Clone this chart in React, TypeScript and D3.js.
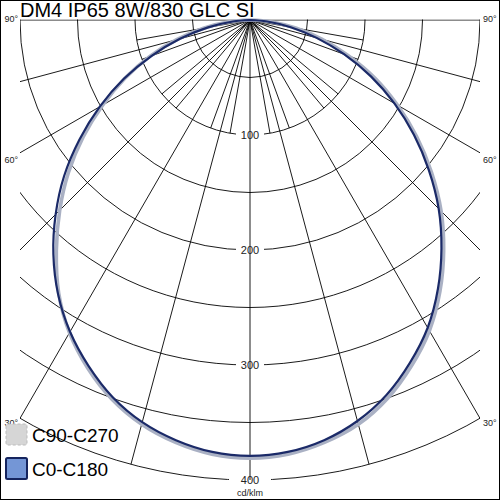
import React from "react";
import * as d3 from "d3";

// gamma angles (deg from nadir), values in cd/klm
const gammas = [0, 5, 10, 15, 20, 25, 30, 35, 40, 45, 50, 55, 60, 65, 70, 75, 80, 85, 90];
const c0 = [379, 377, 371, 361, 347, 329, 309, 285, 259, 232, 203, 174, 145, 116, 87, 60, 36, 15, 0];
const c180 = [379, 377, 371, 362, 349, 332, 313, 291, 266, 239, 211, 181, 151, 121, 91, 63, 37, 15, 0];
const c90 = [381, 379, 373, 364, 350, 332, 312, 288, 262, 235, 206, 177, 148, 120, 91, 65, 41, 19, 0];
const c270 = [381, 379, 373, 364, 351, 334, 314, 290, 262, 234, 206, 177, 148, 120, 93, 66, 41, 18, 0];

const rings = [50, 100, 150, 200, 250, 300, 350, 400];
const ringLabels = [100, 200, 300, 400];
const majorAngles = [-90, -75, -60, -45, -30, -15, 0, 15, 30, 45, 60, 75, 90];
const minorAngles = [-80, -70, -50, -40, -20, -10, 10, 20, 40, 50, 70, 80];
const angleLabels = [90, 60, 30];

const title = "DM4 IP65 8W/830 GLC SI";
const unit = "cd/klm";
const legend = [
  { name: "C90-C270", fill: "#d6d6d6", stroke: "#bcbcbc", dash: "3,2", width: 1 },
  { name: "C0-C180", fill: "#7496d6", stroke: "#15245e", dash: null, width: 2 },
];

const font = "'Liberation Sans', Arial, sans-serif";

export default function App() {
  const cx = 250, cy = 20;
  const r = d3.scaleLinear().domain([0, 400]).range([0, 460]);
  const rad = (d: number) => (d * Math.PI) / 180;
  // position for a gamma angle, negative = left half
  const pt = (g: number, v: number) => [cx + r(v) * Math.sin(rad(g)), cy + r(v) * Math.cos(rad(g))];

  const line = d3.lineRadial<[number, number]>()
    .angle(d => d[0])
    .radius(d => r(d[1]))
    .curve(d3.curveCatmullRom);

  const curvePts = (left: number[], right: number[]) => {
    const pts: [number, number][] = [];
    for (let i = gammas.length - 1; i >= 0; i--) pts.push([Math.PI + rad(gammas[i]), left[i]]);
    for (let i = 1; i < gammas.length; i++) pts.push([Math.PI - rad(gammas[i]), right[i]]);
    return pts;
  };

  return (
    <svg width={500} height={500} style={{ position: "absolute", left: 0, top: 0, background: "#fff" }}
      fontFamily={font}>
      <defs>
        <clipPath id="plot">
          <rect x={20} y={19.5} width={460} height={462} />
        </clipPath>
      </defs>
      <rect x={0.5} y={0.5} width={499} height={499} fill="#fff" stroke="#000" />

      <g clipPath="url(#plot)">
        {rings.map(v => (
          <circle key={v} cx={cx} cy={cy} r={r(v)} fill="none" stroke="#000" strokeWidth={0.9} />
        ))}
        {ringLabels.map(v => (
          <rect key={"bg" + v} x={cx - (v === 400 ? 21 : 14)} y={cy + r(v) - 5} width={v === 400 ? 42 : 28} height={10} fill="#fff" />
        ))}
        {majorAngles.map(a => {
          const [x, y] = pt(a, 400);
          return <line key={"M" + a} x1={cx} y1={cy} x2={x} y2={y} stroke="#000" strokeWidth={0.9} />;
        })}
        {minorAngles.map(a => {
          const [x, y] = pt(a, 100);
          return <line key={"m" + a} x1={cx} y1={cy} x2={x} y2={y} stroke="#000" strokeWidth={0.9} />;
        })}
      </g>

      <g transform={`translate(${cx},${cy})`} fill="none">
        <path d={line(curvePts(c270, c90)) || ""} stroke="#aab1c4" strokeWidth={3.6} />
        <path d={line(curvePts(c180, c0)) || ""} stroke="#1b2a68" strokeWidth={2.2} />
      </g>

      {ringLabels.map(v => (
        <text key={"t" + v} x={cx} y={cy + r(v)} textAnchor="middle" dominantBaseline="central" fontSize={11} fill="#222">
          {v}
        </text>
      ))}
      <text x={cx} y={493} textAnchor="middle" dominantBaseline="central" fontSize={9} fill="#222">{unit}</text>

      {angleLabels.map(a => {
        const ang = rad(a);
        const dy = r(400) * Math.cos(ang);
        const dx = r(400) * Math.sin(ang);
        const yEnd = dx > 230 ? cy + 230 / Math.tan(ang) : cy + dy;
        const off = a === 90 ? -1 : a === 60 ? 7 : 5;
        return (
          <g key={"a" + a} fontSize={9} fill="#222">
            <text x={18} y={yEnd + off} textAnchor="end" dominantBaseline="central">{a}°</text>
            <text x={483} y={yEnd + off} dominantBaseline="central">{a}°</text>
          </g>
        );
      })}

      <text x={20} y={17} fontSize={20} fill="#000">{title}</text>

      {legend.map((d, i) => (
        <g key={d.name} transform={`translate(5,${423 + i * 34})`}>
          <rect x={1} y={1} width={21} height={21} rx={1.5} fill={d.fill} stroke={d.stroke}
            strokeWidth={d.width} strokeDasharray={d.dash || undefined} />
          <text x={27} y={19} fontSize={19} fill="#000">{d.name}</text>
        </g>
      ))}
    </svg>
  );
}
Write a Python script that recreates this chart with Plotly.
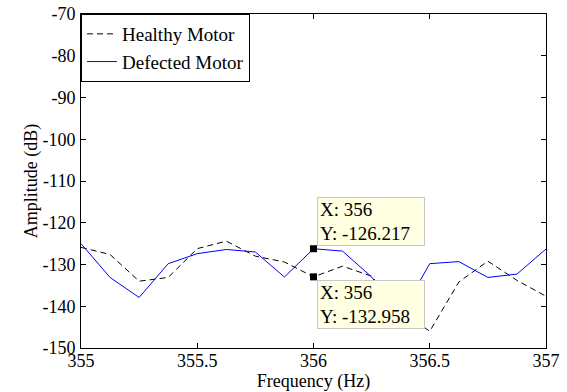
import plotly.graph_objects as go

# Spectrum samples around the 356 Hz component (0.125 Hz resolution)
freq = [355.0, 355.125, 355.25, 355.375, 355.5, 355.625, 355.75, 355.875,
        356.0, 356.125, 356.25, 356.375, 356.5, 356.625, 356.75, 356.875, 357.0]
healthy_db = [-125.9, -127.6, -134.0, -133.1, -126.2, -124.4, -128.0, -129.4,
              -132.958, -130.4, -132.8, -141.0, -146.0, -134.2, -129.2, -133.8, -137.6]
defected_db = [-125.0, -133.1, -137.9, -129.8, -127.4, -126.4, -127.0, -133.0,
               -126.217, -126.8, -133.0, -142.0, -129.8, -129.3, -133.1, -132.3, -126.3]

x_ticks = [355, 355.5, 356, 356.5, 357]
x_tick_text = ["355", "355.5", "356", "356.5", "357"]
y_ticks = [-70, -80, -90, -100, -110, -120, -130, -140, -150]
y_tick_text = ["-70", "-80", "-90", "-100", "-110", "-120", "-130", "-140", "-150"]

# Data tips: (frequency, series values)
tip_freq = 356.0
tip_defected = defected_db[freq.index(tip_freq)]
tip_healthy = healthy_db[freq.index(tip_freq)]

FONT = "Liberation Serif"
FS = 19
TICK_FS = 18

fig = go.Figure()
fig.add_trace(go.Scatter(
    x=freq, y=healthy_db, mode="lines", name="Healthy Motor",
    line=dict(color="black", width=1, dash="6px,4px")))
fig.add_trace(go.Scatter(
    x=freq, y=defected_db, mode="lines", name="Defected Motor",
    line=dict(color="#0000ff", width=1)))
fig.add_trace(go.Scatter(
    x=[tip_freq, tip_freq], y=[tip_defected, tip_healthy], mode="markers",
    showlegend=False, hoverinfo="skip",
    marker=dict(symbol="square", size=7, color="black")))

tip_style = dict(xref="x", yref="y", showarrow=False, align="left",
                 xanchor="left", bgcolor="#ffffe1", bordercolor="#c8c8c8",
                 borderwidth=1, borderpad=2, width=102, height=43,
                 font=dict(family=FONT, size=FS, color="black"))
fig.add_annotation(x=tip_freq, y=tip_defected,
                   text=f"X: {tip_freq:g}<br>Y: {tip_defected:.3f}",
                   yanchor="bottom", xshift=3, yshift=3, **tip_style)
fig.add_annotation(x=tip_freq, y=tip_healthy,
                   text=f"X: {tip_freq:g}<br>Y: {tip_healthy:.3f}",
                   yanchor="top", xshift=3, yshift=-3, **tip_style)

axis_common = dict(showgrid=False, zeroline=False, showline=True,
                   linecolor="black", linewidth=1, mirror="ticks",
                   ticks="inside", ticklen=5, tickcolor="black",
                   automargin=False,
                   tickfont=dict(family=FONT, size=TICK_FS, color="black"))

fig.update_xaxes(range=[355, 357], tickvals=x_ticks, ticktext=x_tick_text,
                 ticklabelstandoff=-4,
                 title=dict(text="Frequency (Hz)", standoff=0,
                            font=dict(family=FONT, size=TICK_FS, color="black")),
                 **axis_common)
fig.update_yaxes(range=[-150, -70], tickvals=y_ticks, ticktext=y_tick_text,
                 ticklabelstandoff=1,
                 title=dict(text="Amplitude (dB)", standoff=0,
                            font=dict(family=FONT, size=TICK_FS, color="black")),
                 **axis_common)

fig.update_layout(
    width=567, height=392,
    margin=dict(l=81, r=21, t=14, b=44),
    paper_bgcolor="white", plot_bgcolor="white",
    showlegend=True,
    legend=dict(x=0, y=1, xanchor="left", yanchor="top",
                bgcolor="white", bordercolor="black", borderwidth=1,
                font=dict(family=FONT, size=FS, color="black"),
                itemwidth=30, tracegroupgap=0),
)

fig.write_html("out.html")
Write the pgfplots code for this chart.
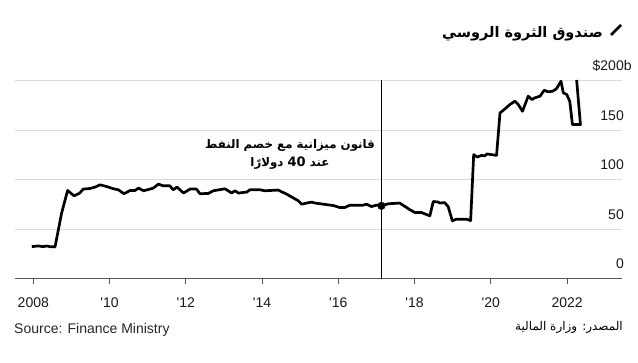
\documentclass[border=0pt]{standalone}
\usepackage{fontspec}
\setmainfont{Liberation Sans}[Ligatures=TeXOff]
\newfontfamily\arabicfont[Script=Arabic]{DejaVu Sans}
\usepackage{pgfplots}
\pgfplotsset{compat=1.18}
\TeXXeTstate=1
\definecolor{gridc}{HTML}{DCDCDC}
\definecolor{axisc}{HTML}{555555}

\begin{document}
\begin{tikzpicture}
\useasboundingbox (0,0) rectangle (638bp,363bp);
\begin{axis}[
  at={(15bp,84bp)}, anchor=south west,
  scale only axis, width=607bp, height=198.5bp,
  xmin=2007.52, xmax=2023.44, ymin=0, ymax=200,
  clip=false,
  axis x line*=bottom, axis y line*=right,
  y axis line style={draw=none},
  x axis line style={draw=axisc, line width=1bp},
  xtick={2008,2010,...,2022},
  xticklabels={2008,'10,'12,'14,'16,'18,'20,2022},
  ytick={0,50,100,150,200},
  yticklabels={0,50,100,150,\$200\rlap{b}},
  tick align=outside,
  major tick length=5bp,
  xtick style={draw=axisc, line width=1bp},
  ytick style={draw=none},
  ymajorgrids, grid style={draw=gridc, line width=1bp},
  tick label style={font=\fontsize{14bp}{16bp}\selectfont, text=black!90},
  xticklabel style={anchor=base, yshift=-24bp},
  yticklabel style={anchor=base east, inner sep=0pt, xshift=-3bp, yshift=10bp},
]
\addplot[black, line width=0.8bp] coordinates {(2017.13,0) (2017.13,200)};
\addplot[black, line width=2.7bp, line join=round] coordinates {
(2007.96,32.6) (2008.13,33.3) (2008.26,32.6) (2008.35,33.3) (2008.44,32.6)
(2008.57,32.3) (2008.74,66) (2008.90,89.2) (2009.07,83.8) (2009.22,86.6)
(2009.31,90.6) (2009.49,91.2) (2009.62,92.6) (2009.75,94.9) (2009.92,93.2)
(2010.10,90.9) (2010.23,89.9) (2010.38,85.9) (2010.54,89.2) (2010.67,89.2)
(2010.76,91.6) (2010.89,88.9) (2011.06,90.6) (2011.15,91.6) (2011.28,95.6)
(2011.41,93.9) (2011.58,93.9) (2011.67,89.9) (2011.77,92.6) (2011.94,86.6)
(2012.11,90.6) (2012.28,90.6) (2012.37,85.9) (2012.59,86.2) (2012.72,88.9)
(2013.03,90.9) (2013.20,86.6) (2013.29,88.9) (2013.38,86.6) (2013.60,87.6)
(2013.68,89.9) (2013.94,89.9) (2014.07,88.9) (2014.42,89.6) (2014.64,85.6)
(2014.95,78.8) (2015.04,75.4) (2015.17,76.5) (2015.30,77.5) (2015.39,76.5)
(2015.60,75.4) (2015.87,74) (2016.04,72) (2016.17,72) (2016.30,74.4)
(2016.48,74.4) (2016.65,74.4) (2016.74,75.4) (2016.87,73) (2017.00,74.4)
(2017.13,73.7) (2017.31,75.8) (2017.61,76.5) (2017.88,69.7) (2018.01,67)
(2018.18,67) (2018.40,63.6) (2018.49,78.1) (2018.62,77.5) (2018.66,76.5)
(2018.79,77) (2018.88,73) (2018.99,58.6) (2019.10,60.3) (2019.36,60.3)
(2019.47,58.9) (2019.55,125.3) (2019.64,122.9) (2019.76,124.6) (2019.84,124)
(2019.90,126) (2020.02,125.3) (2020.15,124.6) (2020.24,167.3) (2020.37,171.4)
(2020.50,175.8) (2020.63,179.1) (2020.72,175.8) (2020.83,169) (2020.98,184.2)
(2021.08,180.8) (2021.15,182.5) (2021.29,184.2) (2021.40,190.2) (2021.50,188.6)
(2021.62,189.2) (2021.72,191.6) (2021.84,199.3) (2021.90,187.6) (2021.99,185.9)
(2022.07,179.1) (2022.14,155.6) (2022.35,155.6) (2022.25,200.5)
};
\addplot[only marks, mark=*, mark size=3.8bp, black] coordinates {(2017.13,73.7)};
\end{axis}
% title
\node[anchor=base east, inner sep=0pt, font=\arabicfont\bfseries\fontsize{14.5bp}{18bp}\selectfont] at (603bp,325bp) {\beginR صندوق الثروة الروسي\endR};
\draw[black, line width=2.6bp] (611bp,328bp) -- (621bp,338bp);
% annotation
\node[anchor=base, inner sep=0pt, font=\arabicfont\bfseries\fontsize{11.8bp}{14bp}\selectfont] at (290bp,214bp) {\beginR قانون ميزانية مع خصم النفط\endR};
\node[anchor=base, inner sep=0pt, font=\arabicfont\bfseries\fontsize{11.8bp}{14bp}\selectfont] at (290bp,196bp) {\beginR عند \beginL{\fontsize{13bp}{14bp}\selectfont 40}\endL{} دولارًا\endR};
% sources
\node[anchor=base west, inner sep=0pt, font=\fontsize{14bp}{16bp}\selectfont, text=black!85] at (14bp,30bp) {Source: Finance Ministry};
\node[anchor=base east, inner sep=0pt, font=\arabicfont\fontsize{12bp}{14bp}\selectfont] at (623bp,33bp) {\beginR المصدر: وزارة المالية\endR};
\end{tikzpicture}
\end{document}
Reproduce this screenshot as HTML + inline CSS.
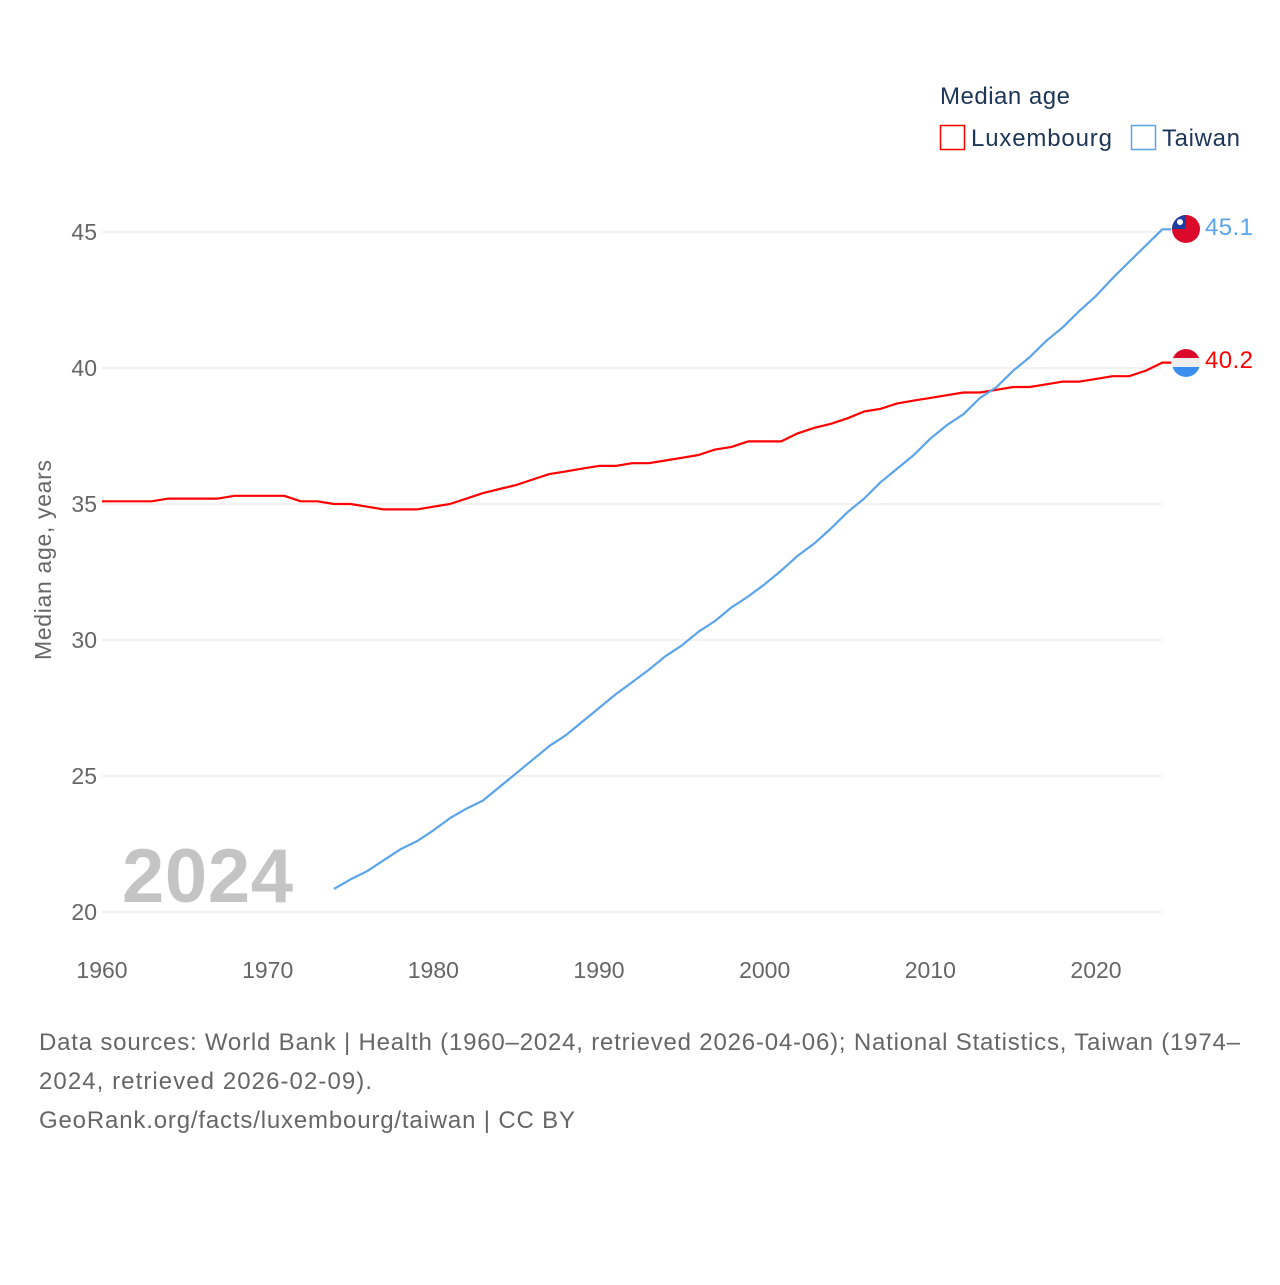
<!DOCTYPE html>
<html><head><meta charset="utf-8"><style>
body{margin:0;background:#fff;font-family:"Liberation Sans",sans-serif}
</style></head><body>
<svg id="chart" width="1280" height="1280" xmlns="http://www.w3.org/2000/svg" style="font-family:'Liberation Sans',sans-serif">
<defs>
<clipPath id="c1"><circle cx="1186" cy="229" r="14"/></clipPath>
<clipPath id="c2"><circle cx="1186" cy="363" r="14"/></clipPath>
</defs>
<g>
<text x="940" y="104" font-size="24" fill="#1d3557" textLength="130">Median age</text>
<g><rect x="940.5" y="125.5" width="24" height="24" fill="none" stroke="#ff0000" stroke-width="1.5"/><text x="971" y="146" font-size="24" fill="#1d3557" textLength="141">Luxembourg</text></g>
<g><rect x="1131.5" y="125.5" width="24" height="24" fill="none" stroke="#5ba4ea" stroke-width="1.5"/><text x="1162" y="146" font-size="24" fill="#1d3557" textLength="78">Taiwan</text></g>
</g>
<g id="grid"></g>
<g id="yticks"></g>
<g id="xticks"></g>
<text transform="translate(51,560) rotate(-90)" text-anchor="middle" font-size="23" fill="#666" textLength="200">Median age, years</text>
<text x="122" y="902" font-size="76" font-weight="bold" fill="#c4c4c4" textLength="171">2024</text>
<g id="series"></g>
<g clip-path="url(#c1)">
<rect x="1172" y="215" width="28" height="28" fill="#dc0a2a"/><rect x="1172" y="215" width="14" height="14" fill="#1e3fa0"/><circle cx="1180" cy="222" r="3" fill="#fff"/></g>
<g clip-path="url(#c2)">
<rect x="1172" y="349" width="28" height="10" fill="#dc0a2a"/><rect x="1172" y="358" width="28" height="10" fill="#eee"/><rect x="1172" y="367" width="28" height="10" fill="#3a8eed"/></g>
<text x="1205" y="235" font-size="24" fill="#5ba4ea" textLength="48">45.1</text>
<text x="1205" y="368" font-size="24" fill="#ff0000" textLength="48">40.2</text>
<g font-size="24" fill="#666">
<text x="39" y="1050" textLength="1201">Data sources: World Bank | Health (1960–2024, retrieved 2026-04-06); National Statistics, Taiwan (1974–</text>
<text x="39" y="1089" textLength="333">2024, retrieved 2026-02-09).</text>
<text x="39" y="1128" textLength="536">GeoRank.org/facts/luxembourg/taiwan | CC BY</text>
</g>
</svg>
<script>
const yTicks=[20,25,30,35,40,45];
const xTicks=[1960,1970,1980,1990,2000,2010,2020];
const luxStart=1960;
const luxValues=[35.1,35.1,35.1,35.1,35.2,35.2,35.2,35.2,35.3,35.3,35.3,35.3,35.1,35.1,35.0,35.0,34.9,34.8,34.8,34.8,34.9,35.0,35.2,35.4,35.55,35.7,35.9,36.1,36.2,36.3,36.4,36.4,36.5,36.5,36.6,36.7,36.8,37.0,37.1,37.3,37.3,37.3,37.6,37.8,37.95,38.15,38.4,38.5,38.7,38.8,38.9,39.0,39.1,39.1,39.2,39.3,39.3,39.4,39.5,39.5,39.6,39.7,39.7,39.9,40.2];
const twStart=1974;
const twValues=[20.85,21.2,21.5,21.9,22.3,22.6,23.0,23.45,23.8,24.1,24.6,25.1,25.6,26.1,26.5,27.0,27.5,28.0,28.45,28.9,29.4,29.8,30.3,30.7,31.2,31.6,32.05,32.55,33.1,33.55,34.1,34.7,35.2,35.8,36.3,36.8,37.4,37.9,38.3,38.9,39.3,39.9,40.4,41.0,41.5,42.1,42.65,43.3,43.9,44.5,45.1];
const X=y=>102+(y-1960)*(1096-102)/60;
const Y=v=>912-(v-20)*(912-232)/25;
const NS="http://www.w3.org/2000/svg";
function mk(tag,attrs,parent){const e=document.createElementNS(NS,tag);for(const k in attrs)e.setAttribute(k,attrs[k]);parent.appendChild(e);return e;}
const grid=document.getElementById('grid'),yt=document.getElementById('yticks'),xt=document.getElementById('xticks'),ser=document.getElementById('series');
yTicks.forEach(v=>{
 const l=mk('line',{x1:102,x2:1162,y1:Y(v),y2:Y(v),stroke:'#e6e6e6','stroke-width':1},grid);
 
 
 const t=mk('text',{x:97,y:Y(v)+8,'text-anchor':'end','font-size':23,fill:'#666'},yt);
 t.textContent=v;
 
 
});
xTicks.forEach(v=>{
 const t=mk('text',{x:X(v),y:978,'text-anchor':'middle','font-size':23,fill:'#666'},xt);
 t.textContent=v;
 
 
});
function line(start,vals,color,name){
 let d=vals.map((v,i)=>(i?'L':'M')+X(start+i).toFixed(1)+','+Y(v).toFixed(1)).join(' ');
 d+=' L'+(X(start+vals.length-1)+9).toFixed(1)+','+Y(vals[vals.length-1]).toFixed(1);
 const p=mk('path',{d:d,fill:'none',stroke:color,'stroke-width':2.2,'stroke-linejoin':'round'},ser);
 
 
}
line(luxStart,luxValues,'#ff0000','line-luxembourg');
line(twStart,twValues,'#5ba4ea','line-taiwan');
</script>
</body></html>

■ WHAT YOU ARE ASKED TO DO
Please return, exactly as written, the lines from the first line of the records above through the line containing "import * as", both included, leaving out any pictures.

■ RESPONSE BELOW
Clone this chart in React, TypeScript and D3.js.
import React from "react";
import * as d3 from "d3";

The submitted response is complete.